Friday, January 1, 2021

Sandwich

Sometimes you need a sandwich,
especially when it's not all you need.
Every culture calls it something

else. It's bread and something else.
Sometimes you need dry and warm.
Or you need to rationalize failure

or to read about Sufism. Sometimes
you need to be touched, seen, heard. 
But's that's all beside the point,

isn't it? when you're stomach 
and your gums ache from 
hunger. I'm making sandwiches

today. To be given to the homeless.
I see them beside the street 
where I drop off the sandwiches. 

They live in tents. Sleep on 
grass. In the wealthiest empire
ever to exist. Whatever. They

can't eat outrage. It's the sandwich
that matters, sitting there on a 
plate, a plank, or your lap. 

The distributors want bread,
bologna, cheese, and mustard.
Never mayonnaise. Someone

I'll never know lifts the sandwich,
opens their mouth, chomps,
tastes, chews, swallows. Feels

just a little bit better. I hope. 
What do I know? Nothing. I know
sometimes I've needed a sandwich.

To get from one moment
to the next. And some water. 
And a place to sleep. And sleep.

But it starts with a sandwich.
Something very particular
in the exact place you are

is what you need. What I need.
Some bread and something else.
To eat. To eat. To eat. 

From a Diary of the Plague Year (20)

Masked, we stand like sentries.
In line six feet apart at
our local post office. 

At the counter, postal
clerks query clients, shuffle
forms, tease computer

screens, and explain.
And explain. Their knowledge
and patience are gnostic.

They meet miffed 
remarks with measured
words, weighing them

like a package bound
for anywhere on the planet.
Older ones of us

in line may see 
the Post Office as sacred.
May have lived on rural

routes or in micro-towns.
The world got in touch
with us through the Post

Office. Some may have
dabbled secretly in 
philately. Or corresponded

with St. Nick. Or ordered
a baseball glove or a doll
from a catalogue as thick

as an oak stump. We 
do not know why a crowd
in power wants to wreck

this secular temple. Weary,
always mocked, the post office
is, like a library or a free

clinic, the kind of institution
that saves civilization, 
as drops of rain eventually

save crops.
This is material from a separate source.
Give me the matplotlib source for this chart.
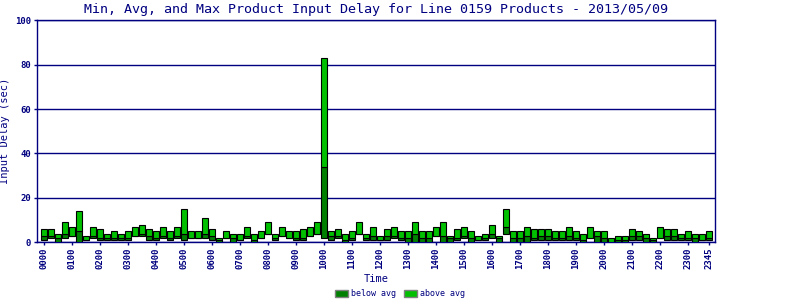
import matplotlib
matplotlib.use("Agg")
import numpy as np
import matplotlib.pyplot as plt
from matplotlib.patches import Patch

# 15 minute slots 0000 .. 2345
times = ["%02d%02d" % (h, m) for h in range(24) for m in (0, 15, 30, 45)]

min_delay = [1, 2, 0, 2, 3, 0, 1, 2, 1, 1, 1, 1, 1, 3, 3, 1, 1, 2, 1, 2,
             1, 2, 2, 2, 1, 0, 2, 0, 1, 2, 0, 2, 4, 1, 3, 2, 1, 1, 3, 4,
             2, 1, 2, 0, 1, 4, 1, 1, 1, 1, 2, 1, 0, 0, 0, 0, 3, 0, 0, 1,
             2, 0, 1, 1, 2, 0, 4, 0, 0, 0, 1, 1, 1, 1, 1, 1, 1, 0, 2, 0,
             0, 0, 0, 0, 1, 1, 0, 0, 2, 1, 1, 1, 1, 0, 1, 1]
avg_delay = [3, 3, 2, 4, 3, 5, 1, 3, 2, 2, 2, 2, 2, 3, 4, 3, 2, 3, 2, 3,
             4, 2, 2, 4, 3, 1, 2, 2, 1, 3, 1, 2, 4, 2, 3, 2, 2, 2, 3, 4,
             34, 3, 3, 1, 2, 4, 2, 3, 1, 3, 3, 2, 2, 4, 2, 2, 3, 3, 2, 2,
             3, 2, 1, 2, 4, 2, 7, 2, 2, 3, 2, 3, 3, 2, 2, 3, 2, 1, 2, 3,
             2, 0, 1, 1, 3, 3, 2, 1, 2, 3, 3, 2, 2, 2, 1, 2]
max_delay = [6, 6, 4, 9, 7, 14, 3, 7, 6, 4, 5, 4, 5, 7, 8, 6, 5, 7, 5, 7,
             15, 5, 5, 11, 6, 2, 5, 4, 4, 7, 4, 5, 9, 4, 7, 5, 5, 6, 7, 9,
             83, 5, 6, 4, 5, 9, 4, 7, 3, 6, 7, 5, 5, 9, 5, 5, 7, 9, 3, 6,
             7, 5, 3, 4, 8, 3, 15, 5, 5, 7, 6, 6, 6, 5, 5, 7, 5, 4, 7, 5,
             5, 2, 3, 3, 6, 5, 4, 2, 7, 6, 6, 4, 5, 4, 4, 5]

navy = "#000080"
dark = "#008000"
bright = "#00c000"
mono = "DejaVu Sans Mono"

mn = np.array(min_delay)
av = np.array(avg_delay)
mx = np.array(max_delay)
x = np.arange(len(times))

fig = plt.figure(figsize=(8, 3), dpi=100)
ax = fig.add_axes([0.046, 0.192, 0.848, 0.741])

ax.bar(x, av - mn, bottom=mn, width=0.82, color=dark, edgecolor="black", linewidth=0.8, zorder=3)
ax.bar(x, mx - av, bottom=av, width=0.82, color=bright, edgecolor="black", linewidth=0.8, zorder=3)

ax.set_xlim(-1.0, 95.86)
ax.set_ylim(0, 100)
ax.set_yticks(range(0, 101, 20))
ax.grid(axis="y", color=navy, linewidth=1, zorder=1)

ticks = list(range(0, 96, 4)) + [95]
ax.set_xticks(ticks)
ax.set_xticklabels([times[i] for i in ticks], rotation=90, family=mono,
                   fontsize=6.5, fontweight="bold", color=navy)
for lab in ax.get_yticklabels():
    lab.set_family(mono)
    lab.set_fontsize(6.5)
    lab.set_fontweight("bold")
    lab.set_color(navy)
ax.tick_params(axis="both", colors=navy, length=2, width=1, pad=2)

for s in ax.spines.values():
    s.set_color(navy)
    s.set_linewidth(1)

ax.set_xlabel("Time", family=mono, fontsize=7.5, color=navy, labelpad=3)
ax.set_ylabel("Input Delay (sec)", family=mono, fontsize=7.5, color=navy, labelpad=4)
fig.text(0.47, 0.968, "Min, Avg, and Max Product Input Delay for Line 0159 Products - 2013/05/09",
         family=mono, fontsize=9.6, color=navy, ha="center", va="center")

handles = [Patch(facecolor=dark, edgecolor="gray", label="below avg"),
           Patch(facecolor=bright, edgecolor="gray", label="above avg")]
leg = fig.legend(handles=handles, loc="center", bbox_to_anchor=(0.5, 0.02), ncol=2,
                 frameon=False, prop={"family": mono, "size": 6},
                 handlelength=1.6, handleheight=1.0, handletextpad=0.3, columnspacing=1.0)
for t in leg.get_texts():
    t.set_color(navy)

fig.savefig("out.png", dpi=100)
Which is why,
in line and masked, holding
boxes and plump 

envelopes, we accept
the wait
with everyday grace. 

Thursday, December 31, 2020

Under the Horizon

 [version two]


The Old Man got body-tired of 

and mind-bored with

labor about the same time.

Built his last rock wall at 70.

 

I thought of him today 

when I was chopping at a vegetable

garden's frozen mud in January.  


My mind let my body make my mind

think, "This shit is getting old."

How he would have phrased it. 


I felt like I thought  the sun

looks when it seems to drop

below the top of shadowed hills:

ready for bed. Of course there's more

work waiting under the horizon.

from "New Year Letter," by W.H. Auden

 Reading/video of excerpt from W.H. Auden's "New Year Letter":

https://www.youtube.com/watch?v=NTQVfZr9VZE

William Tell Ravine

 [second version]


(a tributary of the North Yuba River, Sierra County, California)


Before he'd heard anything about Switzerland, Schiller,

Rossini & stuff, he'd looked across the river from the house

at the long white beard of William Tell Falls. The sheer-drop

ravine looked perpendicular.  No home for trout.  Im-


pulsively, at 17, he decided to hike up there.

Headed out, crossed the river, climbed straight up,

more laddering than walking. Ravine was path in form 

of bedrock. Manzanita brush walled the sides.


He got as far as the pool the falls slapped in jagged

pulses. Sounds of that constant collision careened

around the stone box. There was no climbing further.

In soaked jeans and wet boots, legs loaded up


with lactic acid, he slithered down like an arthritic

snake, satisfied to have spied on a geologic scene,

to have introduced himself to William Tell Ravine,

and to have witnessed water and rock in their own time.